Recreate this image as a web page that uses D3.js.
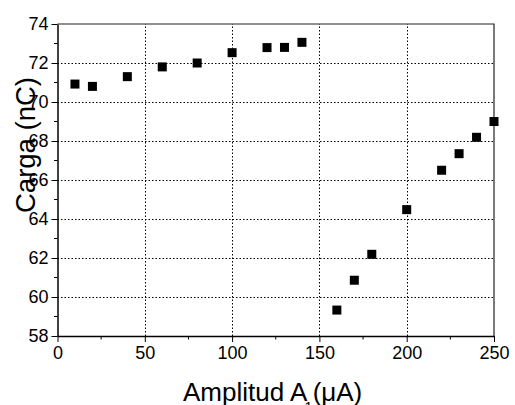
<!DOCTYPE html>
<html>
<head>
<meta charset="utf-8">
<script src="https://cdn.jsdelivr.net/npm/d3@7"></script>
<style>
  body { margin: 0; background: #fff; }
  svg { display: block; font-family: "Liberation Sans", Arial, sans-serif; }
</style>
</head>
<body>
<svg id="chart"></svg>
<script>
// Data
const amplitude = [10, 20, 40, 60, 80, 100, 120, 130, 140, 160, 170, 180, 200, 220, 230, 240, 250];
const charge = [70.92, 70.8, 71.3, 71.8, 72.0, 72.53, 72.79, 72.8, 73.06, 59.33, 60.86, 62.19, 64.48, 66.5, 67.35, 68.19, 69.0];
const xTicks = [0, 50, 100, 150, 200, 250];
const yTicks = [58, 60, 62, 64, 66, 68, 70, 72, 74];
const xMinor = [25, 75, 125, 175, 225];
const yMinor = [59, 61, 63, 65, 67, 69, 71, 73];

// SVG dimensions
const width = 515;
const height = 405;
const margin = { top: 24, right: 21, bottom: 69, left: 57.5 };

const svg = d3.select('#chart')
    .attr('width', width)
    .attr('height', height);

const x = d3.scaleLinear().domain([0, 250]).range([margin.left, width - margin.right]);
const y = d3.scaleLinear().domain([58, 74]).range([height - margin.bottom, margin.top]);

// Grid lines
svg.append('g')
    .selectAll('line')
    .data(xTicks.slice(1, -1))
    .join('line')
    .attr('x1', d => Math.round(x(d)) + 0.5)
    .attr('x2', d => Math.round(x(d)) + 0.5)
    .attr('y1', y(58))
    .attr('y2', y(74))
    .attr('stroke', '#000')
    .attr('stroke-dasharray', '1.5,2');

svg.append('g')
    .selectAll('line')
    .data(yTicks.slice(1, -1))
    .join('line')
    .attr('x1', x(0))
    .attr('x2', x(250))
    .attr('y1', d => Math.round(y(d)) + 0.5)
    .attr('y2', d => Math.round(y(d)) + 0.5)
    .attr('stroke', '#000')
    .attr('stroke-dasharray', '1.5,2');

// Frame (top and right)
svg.append('path')
    .attr('d', `M${x(0)},${y(74)}H${x(250)}V${y(58)}`)
    .attr('fill', 'none')
    .attr('stroke', '#222')
    .attr('stroke-width', 1.2);

// Axes
const xAxis = svg.append('g')
    .attr('transform', `translate(0,${y(58)})`)
    .call(d3.axisBottom(x).tickValues(xTicks).tickSize(6).tickPadding(4).tickSizeOuter(0));
xAxis.append('g')
    .selectAll('line')
    .data(xMinor)
    .join('line')
    .attr('x1', d => x(d))
    .attr('x2', d => x(d))
    .attr('y1', 0)
    .attr('y2', 3.5)
    .attr('stroke', '#000');

const yAxis = svg.append('g')
    .attr('transform', `translate(${x(0)},0)`)
    .call(d3.axisLeft(y).tickValues(yTicks).tickSize(6).tickPadding(3).tickSizeOuter(0));
yAxis.append('g')
    .selectAll('line')
    .data(yMinor)
    .join('line')
    .attr('x1', 0)
    .attr('x2', -3.5)
    .attr('y1', d => y(d))
    .attr('y2', d => y(d))
    .attr('stroke', '#000');

svg.selectAll('.domain').attr('stroke', '#000').attr('stroke-width', 1.5);
svg.selectAll('.tick line').attr('stroke', '#000');
svg.selectAll('.tick text')
    .attr('fill', '#000')
    .style('font-size', '18px')
    .style('font-family', '"Liberation Sans", Arial, sans-serif');

// Points
svg.append('g')
    .selectAll('rect')
    .data(amplitude)
    .join('rect')
    .attr('x', (d, i) => x(d) - 4.5)
    .attr('y', (d, i) => y(charge[i]) - 4.5)
    .attr('width', 9)
    .attr('height', 9)
    .attr('fill', '#000');

// Axis titles
svg.append('text')
    .attr('transform', 'translate(34.5,145) rotate(-90)')
    .attr('text-anchor', 'middle')
    .style('font-size', '27.5px')
    .text('Carga (nC)');

const xTitle = svg.append('text')
    .attr('x', 183)
    .attr('y', 401)
    .style('font-size', '26px');
xTitle.append('tspan').text('Amplitud A');
xTitle.append('tspan').attr('dx', -3).attr('dy', 11).style('font-size', '15px').text('1');
xTitle.append('tspan').attr('dx', 0).attr('dy', -11).text('(μA)');
</script>
</body>
</html>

(PROMPT) Reproduce the data above word for word from its first line through the line that holds "const y = d3.scaleLinear().domain([58, 74]).range([height", both ends included; skip pictures.

(WRITTEN SOLUTION)
Recreate this image as a web page that uses D3.js.
<!DOCTYPE html>
<html>
<head>
<meta charset="utf-8">
<script src="https://cdn.jsdelivr.net/npm/d3@7"></script>
<style>
  body { margin: 0; background: #fff; }
  svg { display: block; font-family: "Liberation Sans", Arial, sans-serif; }
</style>
</head>
<body>
<svg id="chart"></svg>
<script>
// Data
const amplitude = [10, 20, 40, 60, 80, 100, 120, 130, 140, 160, 170, 180, 200, 220, 230, 240, 250];
const charge = [70.92, 70.8, 71.3, 71.8, 72.0, 72.53, 72.79, 72.8, 73.06, 59.33, 60.86, 62.19, 64.48, 66.5, 67.35, 68.19, 69.0];
const xTicks = [0, 50, 100, 150, 200, 250];
const yTicks = [58, 60, 62, 64, 66, 68, 70, 72, 74];
const xMinor = [25, 75, 125, 175, 225];
const yMinor = [59, 61, 63, 65, 67, 69, 71, 73];

// SVG dimensions
const width = 515;
const height = 405;
const margin = { top: 24, right: 21, bottom: 69, left: 57.5 };

const svg = d3.select('#chart')
    .attr('width', width)
    .attr('height', height);

const x = d3.scaleLinear().domain([0, 250]).range([margin.left, width - margin.right]);
const y = d3.scaleLinear().domain([58, 74]).range([height - margin.bottom, margin.top]);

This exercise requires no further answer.